The controversial contract

The contract leading to the August 16, 2019, judgment of the UK court was about a 20-year Gas Supply and Processing Agreement entered in 2010 between the Nigerian government, through the Ministry of Petroleum Resources, and the P & ID.

It was in respect of an accelerated gas development project in Nigeria’s Oil Mining Leases 67 and 123.

A dispute later arose on the contract between the two parties, with the P&ID claiming that Nigeria failed to make wet gas available as stipulated in the GSPA.

The P&ID approached an arbitration panel in London for resolution, claiming to have incurred about $40 million preliminary expenses on the project.

But the Nigerian government claimed the P&ID never began the construction of the project facility as agreed.

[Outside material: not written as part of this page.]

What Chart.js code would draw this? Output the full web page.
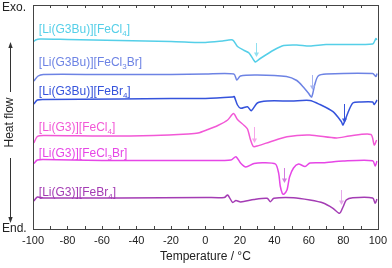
<!DOCTYPE html>
<html lang="en">
<head>
<meta charset="UTF-8">
<title>DSC curves</title>
<script src="https://cdn.jsdelivr.net/npm/chart.js"></script>
<style>
  html, body { margin: 0; padding: 0; background: #fff; }
</style>
</head>
<body>
<canvas id="dsc" width="392" height="268"></canvas>
<script>
// DSC traces, [temperature °C, heat flow a.u.]
const g3buFeCl4 = [[-99.5,187.5],[-98.5,189],[-96,190],[-80,189.5],[-50,188.5],[-20,187.5],[-5,186.5],[0,186.5],[10,188],[15.8,189],[18.6,182.5],[22.5,178.5],[25.3,176],[28.2,168.5],[29,167],[31.8,170.5],[39.7,179],[45.4,183.5],[53,184],[60.5,183],[70,184.5],[97,185],[98.9,190.5],[99.4,189]];
const g3buFeCl3Br = [[-99.5,148],[-97,153],[-94,154.5],[-60,154.5],[-20,154.5],[0,155],[16.5,155],[18.2,149],[20.3,153],[30,154],[47,152.5],[53,148.5],[56.8,142],[59.7,136],[61.6,132],[63.5,145],[65.4,153],[70,155],[97,155.5],[98.9,152.5],[99.6,155.5]];
const g3buFeBr4 = [[-99.5,125],[-97.5,129],[-94,129.5],[-50,130],[-20,130.5],[0,130.5],[15.8,132],[16.7,132.5],[18.6,124],[20.5,120.7],[24.4,122.3],[26.6,118.3],[30.1,126],[35.8,128],[50,128],[60.5,128.5],[66.4,124.5],[74,117.3],[78.8,107.5],[79.8,104],[82.6,116],[85.5,126],[90,127],[97,127],[97.9,124.5],[99.6,129]];
const g3FeCl4 = [[-99.5,86],[-97.5,92.5],[-94,93.5],[-60,93],[-30,93.5],[-10,95],[-4.3,96],[1.4,99.5],[7.2,103.5],[12.9,109],[16.3,115.5],[18.6,109.5],[22.5,103.5],[24.4,100],[26.2,89],[27.8,82.5],[30.1,83],[37.7,87.3],[47.3,92.3],[60.5,94],[76,91],[83.4,93],[96,94.5],[97.9,84],[99.3,89]];
const g3FeCl3Br = [[-99.5,65.5],[-97.5,69],[-94,69.5],[-60,68.5],[-20,68.5],[0,68.5],[14.8,69],[17.7,72.3],[20.5,65.7],[23.4,62],[28.2,65.5],[33.9,66.3],[40.6,65],[42.5,55.7],[43.4,43],[44.6,35.5],[45.4,34.7],[47.3,39],[48.8,52],[51.1,61],[54,65],[57.8,62.5],[60.6,66],[68.3,66.3],[79.8,68],[97,68.3],[98.5,63],[99.5,68]];
const g3FeBr4 = [[-99.5,28],[-97.5,32],[-94,31],[-50,31],[0,31.5],[11,31.5],[12.9,34],[15.8,26.5],[17.7,28.5],[20.5,27],[28.2,29.5],[35.8,30.7],[37.7,27.3],[39.7,30.7],[51.1,31.3],[60.6,29],[68.3,26],[74,20.7],[77.8,15.7],[79.8,22],[81.7,29],[85.5,31.2],[97,31],[98.5,25.7],[99.5,30]];

// curve labels: [text, subscript, tail]
const seriesNames = [
  ['[Li(G3Bu)][FeCl', '4', ']'],
  ['[Li(G3Bu)][FeCl', '3', 'Br]'],
  ['[Li(G3Bu)][FeBr', '4', ']'],
  ['[Li(G3)][FeCl', '4', ']'],
  ['[Li(G3)][FeCl', '3', 'Br]'],
  ['[Li(G3)][FeBr', '4', ']']
];
// peak marker arrows: temperature, from, to (a.u.)
const arrowT = [29.3, 61.6, 80.1, 28.2, 45.4, 78.4];
const arrowFrom = [186, 154, 125, 102, 61, 39];
const arrowTo = [172, 139, 106, 86, 46, 24];
const xTicks = [-100, -80, -60, -40, -20, 0, 20, 40, 60, 80, 100];

const series = [g3buFeCl4, g3buFeCl3Br, g3buFeBr4, g3FeCl4, g3FeCl3Br, g3FeBr4];
const colors = ['#55cfe8', '#6d83e4', '#3553dc', '#f258d6', '#e646e6', '#a43cb4'];
const arrowColors = ['#8fe0f0', '#a6b4f0', '#3553dc', '#f7a6ea', '#d47ce0', '#e6aaea'];
const labelX = -96.6;
const labelY = [196, 163, 134, 98, 72, 33];
const FONT = 'Arial, "Liberation Sans", sans-serif';

const decor = {
  id: 'decor',
  afterDatasetsDraw(chart) {
    const {ctx, scales: {x, y}} = chart;
    ctx.save();
    // peak arrows
    arrowT.forEach((t, i) => {
      const px = Math.round(x.getPixelForValue(t)) + 0.5;
      const y0 = y.getPixelForValue(arrowFrom[i]);
      const y1 = y.getPixelForValue(arrowTo[i]);
      ctx.strokeStyle = arrowColors[i];
      ctx.fillStyle = arrowColors[i];
      ctx.lineWidth = 1;
      ctx.beginPath(); ctx.moveTo(px, y0); ctx.lineTo(px, y1 - 3); ctx.stroke();
      ctx.beginPath(); ctx.moveTo(px - 2.5, y1 - 4.5); ctx.lineTo(px + 2.5, y1 - 4.5); ctx.lineTo(px, y1); ctx.closePath(); ctx.fill();
    });
    // curve labels
    ctx.textBaseline = 'alphabetic';
    ctx.textAlign = 'left';
    seriesNames.forEach((parts, i) => {
      let px = x.getPixelForValue(labelX);
      const py = y.getPixelForValue(labelY[i]);
      ctx.fillStyle = colors[i];
      ctx.font = '12px ' + FONT;
      ctx.fillText(parts[0], px, py);
      px += ctx.measureText(parts[0]).width;
      ctx.font = '8px ' + FONT;
      ctx.fillText(parts[1], px, py + 3);
      px += ctx.measureText(parts[1]).width;
      ctx.font = '12px ' + FONT;
      ctx.fillText(parts[2], px, py);
    });
    ctx.restore();
  },
  afterDraw(chart) {
    const {ctx, chartArea: a, scales: {x}} = chart;
    ctx.save();
    // frame
    ctx.strokeStyle = '#444';
    ctx.lineWidth = 1;
    ctx.strokeRect(Math.round(a.left) + 0.5, Math.round(a.top) + 0.5, Math.round(a.right - a.left), Math.round(a.bottom - a.top));
    // inward ticks every 10 °C, top and bottom
    ctx.beginPath();
    for (let t = -90; t <= 90; t += 10) {
      const px = Math.round(x.getPixelForValue(t)) + 0.5;
      ctx.moveTo(px, a.bottom); ctx.lineTo(px, a.bottom - 3);
      ctx.moveTo(px, a.top); ctx.lineTo(px, a.top + 3);
    }
    ctx.stroke();
    // y axis annotation
    ctx.fillStyle = '#222';
    ctx.strokeStyle = '#333';
    ctx.font = '12px ' + FONT;
    ctx.textAlign = 'left';
    ctx.textBaseline = 'middle';
    ctx.fillText('Exo.', 2, 8);
    ctx.fillText('End.', 2, a.bottom);
    ctx.save();
    ctx.translate(10, 122.5);
    ctx.rotate(-Math.PI / 2);
    ctx.textAlign = 'center';
    ctx.fillText('Heat flow', 0, 0);
    ctx.restore();
    const ax = 10.5;
    ctx.beginPath();
    ctx.moveTo(ax, 92); ctx.lineTo(ax, 46);
    ctx.moveTo(ax, 158); ctx.lineTo(ax, 219);
    ctx.stroke();
    ctx.fillStyle = '#333';
    ctx.beginPath(); ctx.moveTo(ax - 2.2, 48); ctx.lineTo(ax + 2.2, 48); ctx.lineTo(ax, 42); ctx.closePath(); ctx.fill();
    ctx.beginPath(); ctx.moveTo(ax - 2.2, 217); ctx.lineTo(ax + 2.2, 217); ctx.lineTo(ax, 223); ctx.closePath(); ctx.fill();
    ctx.restore();
  }
};

const ctx = document.getElementById('dsc').getContext('2d');
const chart = new Chart(ctx, {
  type: 'line',
  data: {
    datasets: series.map((s, i) => ({
      label: seriesNames[i].join(''),
      data: s.map(p => ({x: p[0], y: p[1]})),
      borderColor: colors[i],
      borderWidth: 1.5,
      pointRadius: 0,
      tension: 0.25,
      fill: false
    }))
  },
  options: {
    responsive: false,
    animation: false,
    devicePixelRatio: 1,
    layout: { padding: { left: 33, right: 10, top: 5, bottom: 0 } },
    plugins: { legend: { display: false }, tooltip: { enabled: false } },
    scales: {
      x: {
        type: 'linear',
        min: -100,
        max: 100,
        afterBuildTicks: s => { s.ticks = xTicks.map(v => ({value: v})); },
        afterFit: s => { s.height = 39; },
        grid: { display: false, drawTicks: false },
        border: { display: false },
        ticks: { color: '#222', padding: 5, maxRotation: 0, font: { family: FONT, size: 11 } },
        title: { display: true, text: 'Temperature / °C', color: '#222', padding: { top: 0, bottom: 4 }, font: { family: FONT, size: 12 } }
      },
      y: {
        display: false,
        min: 0,
        max: 224
      }
    }
  },
  plugins: [decor]
});
</script>
</body>
</html>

On January 31, 2017, the arbitration panel, in a majority decision of two to one, held that Nigeria was in breach of the GSPA, and rendered its final award against Nigeria in the sum of $6.597 billion  together with pre-award interest at the rate of seven per cent  per annum effective from March  13, 2013, and post-award interest at the same rate till date of payment.

Following the P&ID’s application, a British court, in its judgment of August 16, 2019, gave force to the arbitral award giving the company a go-ahead to seize Nigerian assets worth a total of $9.6 billion.